Submit your work on Stellar in a single PDF file with the naming convention <Lastname><Firstname>Assignment2.pdf.


Pencil.png

Here is a comprehensive list of what you need to turn in: Part 1

  1. Turn in your plot of simulation results
    • Find the interval [ $ \mu - s $, $ \mu + s $ ] that contains about 68% of the simulation results.
    • Turn in the code you used to find the interval.
  2. On the same plot, plot the PDF of a normal distribution with the same mean and standard deviation as the simulation results. Multiply the PDF by a constant so that it has the same vertical scale as the histogram.
  3. Is the Poisson distribution a good approximation of shot noise?
    • What percentage of the results fall with one, two, and three standard deviations?
    • Produce a log-log plot of standard deviation of the number of photons emitted as a function of the average number of photons emitted for probability of photon emission equal to the values: 10-6, 10-5, 10-4, 10-3, and 10-2.
    • Hints: Use a nested loop. Use the poissrnd function instead of the line containing rand. Speed things up by getting rid of the plotting inside the loop and only run 100 simulations for each probability.
    • What is the relationship between the number of photons detected and the noise (standard deviation)?
    • Turn in the code you used to generate the plots
  4. On one set of axes, plot the variance vs. mean for exposure times of 10-4, 10-3, 10-2, 10-1, and 100 seconds.
  5. Using the camera measurements provided:
    1. Plot the raw data from the static scene measurements and the model best fit on one set of axes.
    2. Calibrate the gain setting: make a plot of the actual camera gain in electrons per ADU versus the software setting.
    3. Provide a formula for converting the camera gain setting to the actual gain value.
    4. Plot dark current versus exposure time and determine the value of ID in units of electrons per pixel per second.
    5. Determine the read noise standard deviation.
    6. Under what circumstances is each of the three noise terms is dominant?

Parts 2 & 3

  1. Draw a block diagram of the LED epi-illumination path.

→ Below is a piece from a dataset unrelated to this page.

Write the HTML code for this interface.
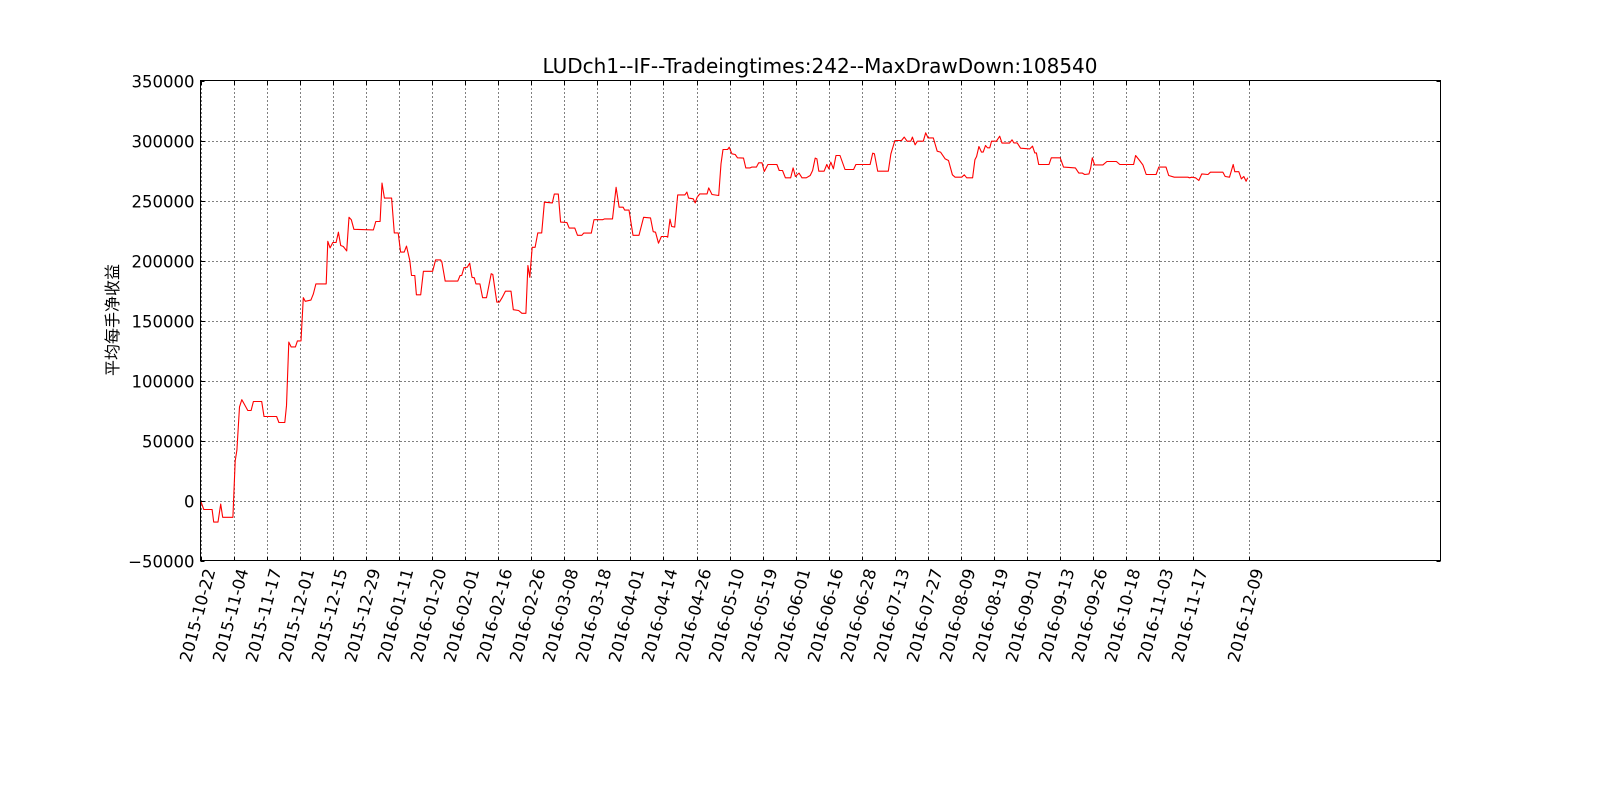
<!DOCTYPE html>
<html><head><meta charset="utf-8"><style>
html,body{margin:0;padding:0;background:#fff;}
svg{display:block;font-family:"DejaVu Sans","Liberation Sans","Noto Sans CJK SC",sans-serif;}
</style></head><body>
<svg id="chart" width="1600" height="800" xmlns="http://www.w3.org/2000/svg">
<rect width="1600" height="800" fill="#fff"/>
<text x="820" y="73" font-size="20" text-anchor="middle">LUDch1--IF--Tradeingtimes:242--MaxDrawDown:108540</text>
<text transform="translate(118,320) rotate(-90)" font-size="16" text-anchor="middle" font-family="'Noto Sans CJK SC',sans-serif">平均每手净收益</text>
<g id="grid"></g>
<g id="series"></g>
<rect x="200.5" y="80.5" width="1240" height="480" fill="none" stroke="#000" stroke-width="1"/>
<g id="ticks"></g>
</svg>
<script>
const tickIndex=[0,10,20,30,40,50,60,70,80,90,100,110,120,130,140,150,160,170,180,190,200,210,220,230,240,250,260,270,280,290,300,317];
const tickLabels=["2015-10-22","2015-11-04","2015-11-17","2015-12-01","2015-12-15","2015-12-29","2016-01-11","2016-01-20","2016-02-01","2016-02-16","2016-02-26","2016-03-08","2016-03-18","2016-04-01","2016-04-14","2016-04-26","2016-05-10","2016-05-19","2016-06-01","2016-06-16","2016-06-28","2016-07-13","2016-07-27","2016-08-09","2016-08-19","2016-09-01","2016-09-13","2016-09-26","2016-10-18","2016-11-03","2016-11-17","2016-12-09"];
const yTicks=[-50000,0,50000,100000,150000,200000,250000,300000,350000];
const dayIndex=[0,1,3.5,4,5.3,6.1,6.7,9.8,10.5,11,11.8,12.5,13.3,14.3,15.3,16,18.5,19.2,23,23.7,25.5,26,26.7,27.4,28.7,29.3,30.4,31.1,31.7,33.4,34.1,34.9,38,38.5,39.2,40,41,41.7,42.4,43.2,44.2,44.9,45.6,46.4,52.3,53,54.3,54.9,55.6,57.8,58.6,59.8,60.5,61.6,62.3,63.3,63.8,64.8,65.3,66.6,67.4,70.2,71.1,72.6,73,74,77.8,78.5,79,79.7,80.7,81.4,82.1,82.8,83.3,84.5,85.3,86.5,87.9,88.4,89.6,90.4,91.2,92.2,93.9,94.6,96.2,97.2,98.4,99,99.6,100.3,101.2,102,103.2,104,106.4,107,108.2,108.9,110.8,111.5,113.2,114,115.3,115.9,118.2,119,121.6,122.2,124.6,125.7,126.6,127.8,128.3,129.6,130.8,132.6,134,136.1,136.9,137.6,138.5,139.4,141,141.3,142,142.5,143.4,144.3,146.5,147.1,147.6,149,149.6,150.2,151,153.2,153.7,154.7,156.7,157.4,158,159.4,159.9,160.7,161.7,162.4,164.2,164.9,166.2,166.7,168.1,168.8,169.8,170.5,171.6,174.3,175,176,176.9,178.5,179.2,179.9,181,181.9,183.2,184.4,185.1,185.9,186.4,187,188.6,189.4,190,190.6,191.4,192.2,193.4,194.9,197.5,198.2,202.5,203.3,203.8,204.8,208,208.8,210,212,212.8,213.7,214.8,215.3,216.1,216.8,218.6,219.3,220,221.6,222.8,223.8,225.2,226.2,227.4,228.2,230.2,231,231.7,233.5,234.2,234.7,235.4,236.2,236.7,237.4,238,238.7,239.2,240.7,241.7,242.4,244.7,245.4,246,247,248,250.8,251.6,252.3,252.8,253.5,256.6,257.3,260,261,264.6,265.6,266.7,267.4,268.7,269.2,269.7,270.4,272.9,274.1,277,278,282.2,282.8,284,285,286,289,289.8,292,292.8,294.5,298.6,299.1,299.8,300.9,301.9,302.8,304.7,305.4,309.2,309.9,311.2,312.3,312.8,314,314.8,315.5,316.2,316.7];
const equity=[0,-7.5,-7.5,-18,-18,-3,-14,-14,33,42,78,84,80,75,75,82.5,82.5,70,70,65,65,79,132,128,128,133,133,169,166,167,172,180.5,180.5,216,210.5,215,215,223.6,212.5,211.7,208,236,234,226,225.5,232.5,232.5,264.5,252,252,223,223,207,207,212,200,187.5,187.5,171.4,171.4,191,191,200.5,200.5,198.6,182.8,182.8,187.5,187.5,194,194.4,197.8,186,185.6,180.5,180.5,169,169,189,188.3,165.3,165.3,169,174.4,174.4,159,158.3,156,156,195.8,186,211,211,223,223,248.6,248,255.3,255.3,232,231.7,227,227,221,221,222.8,222.8,234,234,234.7,234.7,261,244.4,244.4,242,242,221,221,236,235.5,224,223.6,214.4,220,220,219.4,234.4,228.3,227.8,254.7,254.7,257,252,251.4,248,252.8,255.5,255.5,260.5,255,254.2,280.6,292.5,292.5,294.4,288.9,288.3,285.6,285.3,277.2,277.2,277.8,277.8,281.4,281.4,274.2,280,280,275,275,268.9,268.9,277.2,270,272.8,268.9,268.9,270.8,275,285.3,284.7,274.4,274.4,280,276.4,282,276.4,287.5,287.5,275.8,275.8,280,280,289.4,288.9,274.4,274.4,288.9,300,300,302.8,299.4,299.4,302.8,296.4,299.4,299.4,306.4,302.2,302.2,291.1,290.3,284.7,283.3,271.4,269.4,269.4,271.4,268.9,268.9,283.9,286.7,295,290.3,290.3,295.8,293.9,293.9,299.4,299.4,303.6,297.8,297.8,300.6,298,298,293.6,293,295.3,289.7,289.7,280,280,285.6,285.6,277.8,277.2,272.8,272.8,271.7,272.2,277.2,285.6,279.7,279.7,282.5,282.5,280,280,287.5,283.3,279.7,271.7,271.7,277.8,277.8,270.8,269.4,269.4,268.9,269.4,268.9,266.7,272.2,271.7,273.6,273.6,270,269.4,280,274,274,268,270,266,269];
const X0=200.5,X1=1440.5,Y0=560.5,Y1=80.5,XMAX=375,YMIN=-50000,YMAX=350000;
function xs(i){return X0+(X1-X0)*i/XMAX;}
function ys(v){return Y0-(Y0-Y1)*(v-YMIN)/(YMAX-YMIN);}
const NS="http://www.w3.org/2000/svg";
const grid=document.getElementById('grid'),ticks=document.getElementById('ticks'),series=document.getElementById('series');
function mk(t,a,p){const e=document.createElementNS(NS,t);for(const k in a)e.setAttribute(k,a[k]);p.appendChild(e);return e;}
tickIndex.forEach((ti,k)=>{
  const x=Math.round(xs(ti))+0.5;
  const g=mk('line',{x1:x,x2:x,y1:Y1,y2:Y0,stroke:'#000','stroke-dasharray':'1,3','stroke-width':1},grid);
  
  
  const t1=mk('line',{x1:x,x2:x,y1:Y0,y2:Y0-4,stroke:'#000'},ticks);
  
  
  const t2=mk('line',{x1:x,x2:x,y1:Y1,y2:Y1+4,stroke:'#000'},ticks);
  
  
  const lb=mk('text',{transform:`translate(${x+14},${Y0+10}) rotate(-75)`,'font-size':16.5,'text-anchor':'end'},ticks);
  lb.textContent=tickLabels[k];
  
  
});
yTicks.forEach(v=>{
  const y=Math.round(ys(v))+0.5;
  if(v>YMIN&&v<YMAX){const g=mk('line',{x1:X0,x2:X1,y1:y,y2:y,stroke:'#000','stroke-dasharray':'1,3','stroke-width':1},grid);
  
  }
  const t1=mk('line',{x1:X0,x2:X0+4,y1:y,y2:y,stroke:'#000'},ticks);
  
  
  const t2=mk('line',{x1:X1,x2:X1-4,y1:y,y2:y,stroke:'#000'},ticks);
  
  
  const lb=mk('text',{x:X0-6,y:y+6,'font-size':16.5,'text-anchor':'end'},ticks);
  lb.textContent=v<0?'\u2212'+Math.abs(v):String(v);
  
  
});
let d='';
dayIndex.forEach((i,k)=>{d+=(k?'L':'M')+xs(i).toFixed(1)+','+ys(equity[k]*1000).toFixed(1);});
const p=mk('path',{d:d,fill:'none',stroke:'#ff0000','stroke-width':1.1,'stroke-linejoin':'round'},series);


</script>
</body></html>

Indicate the focal lengths of all lenses, the correct lens orientation, and all important distances between components.
  2. Lenses L3 and L4 make an image of the LED. Assuming the initial size of the LED is 1.3 mm, what is the size of the LED image made by lens L3?
  3. For each bead sample, include the original, reference, and flat-field corrected images in your lab report. In the caption note the exposure and gain settings used for each image.
  4. For one set of images (either the 0.84 or 3.6 μm beads and their corresponding dark and reference images), include the MATLAB code you used to calculate the flat-field correction.